Bangalore: Tom Enders, chief executive officer of European plane maker Airbus SAS, the world’s largest maker of commercial aircraft, has his task cut out in the coming years. Enders has to ensure that the A350, the long-range, mid-size, wide-body aircraft now under development, is ready in time by 2012.
He also has to ensure cost-efficiency, through measures such as relocating part of the work to low-cost countries such as India.
In an interview on his second visit in three years to Bangalore, where the firm has an engineering subsidiary, Enders talks about the challenges facing Airbus and how the contentious issue of a World Trade Organization (WTO) ruling that Airbus and US plane maker Boeing Co. got illegal aid to fund airplane programmes can be resolved. Edited excerpts:
What are your views on the recent WTO ruling that Boeing and Airbus got illegal aid from governments to develop planes, giving them an unfair advantage over others? What are the implications the ruling will have on manufacturers, going forward?
I am very relaxed about it. Anybody who is knowledgeable in this field would predict that it is not one-sided. But WTO would not just (have) ruled against the Europeans, but also against the Americans. We have always said that this conflict, which is a long one because the EU (European Union) and Americans have different support systems for the industry, cannot be solved by the WTO, but eventually, perhaps with some sort of negotiations. Right now it’s important that the WTO process runs its course and then we will see. I don’t see any immediate consequences here.
Where do you see India in the Airbus global supply chain by 2020?
If you look at what has developed in the last 5-10 years, I am confident in 2020 we will see, first of all, a much stronger role for the Airbus Engineering Centre (in Bangalore) inside the Airbus system. As you know, we are planning to ramp up to 400 people in 2013 (from 180 now) and that I think will necessarily not be the end point of the engineering centre. I think we will have more sub-contracting, particularly in those fields where Indian companies are especially good—increasingly IT-related, services-related and these areas. We will see increasing cooperation between us and universities and the institutes here. It is not by chance that this is centering very much on Bangalore and around Bangalore because this is the aerospace hub of India. It is an aviation hub and Silicon Valley in one place, so to say. On top of that there comes training. We will be far more present when it comes to training activities—alone, but also with partners, pilot training, maintenance training—to support the enormous growth of Indian aviation. I am happy to see that growth has clearly picked up again. What is important to India is infrastructure; I am very happy to see that the Indian government has done a lot in the last five years in improving infrastructure, in terms of air traffic management, airport infrastructure, in Delhi, Bangalore, Hyderabad.
Do you see a lot of your manufacturing shifting out of EU by 2020?

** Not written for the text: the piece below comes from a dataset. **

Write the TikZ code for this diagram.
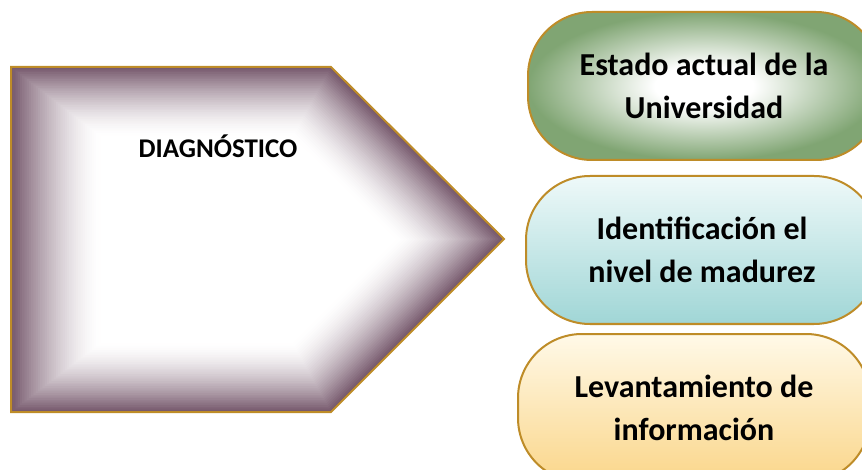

We certainly see that in terms of engineering activities; sub-contracting activities we have moved quite a bit compared with earlier projects into countries outside Europe for cost reasons but also for tapping some of the best and brightest talent. That’s one of the reasons we are in India. We believe you guys here are building a fantastic, highly skilled workforce. The engineers that are coming out of the universities here (at) the Airbus Engineering Centre here are a living example of it. Already, after three years of operations, it’s highly appreciated within the larger Airbus setup for its skills and competence. It’s all done on a case-to-case basis. India competes with everybody when a new project comes up; if there is an engineering project coming up, India will bid, this (Bangalore) centre will bid.
As an aircraft manufacturer, how are you looking to tackle the environmental challenges for future aircraft projects and the new taxes coming into play globally?
I don’t want to discuss the merits of various tax schemes; it puts additional financial burden on airlines at least in certain regions. What, in turn, that requires from Airbus is (that) we try to deliver even more efficient aircraft to airlines so that they can operate at a lower cost, so that they can offset the taxes and the burden governments put on them. That is what we are trying to do with the A350. We are discussing reengineering the single-aisle A320 aircraft because lower oil consumption means lower operating cost.
You mentioned reengineering of the A320 which is seeing a lot of interest. How is that moving?
We are in advanced stage of discussing that project; decision is not taken. Once we take that decision we will announce it. We plan to take a decision before the end of this year and that’s still the perspective.
Any lessons from the Boeing Dreamliner 787 project delays that you are applying to the Airbus A350 programme? Are you tightening the supply chain?
Well, (in) lots of places we are taking lessons away from the A380—quite a few where we made mistakes. We are trying to learn from the mistakes of the 787. But taking lessons from the past only is one side of the coin...The other side of the coin is to anticipate new problems, that is the real art. Everyone can learn lessons looking back. I would compare that to generals who loved to fight the last war rather than think about what the next war might look like and very often get it wrong because they think retrospectively rather than proactively into the future. Particularly if you venture into new technology, new processes, you establish new partnerships like we are doing on the A350—a much more carbon-fibre aircraft than any previous aircraft—it’s very important to anticipate the new problems that come up than just the lessons of the past. We do that, but that’s the easy part, I would say.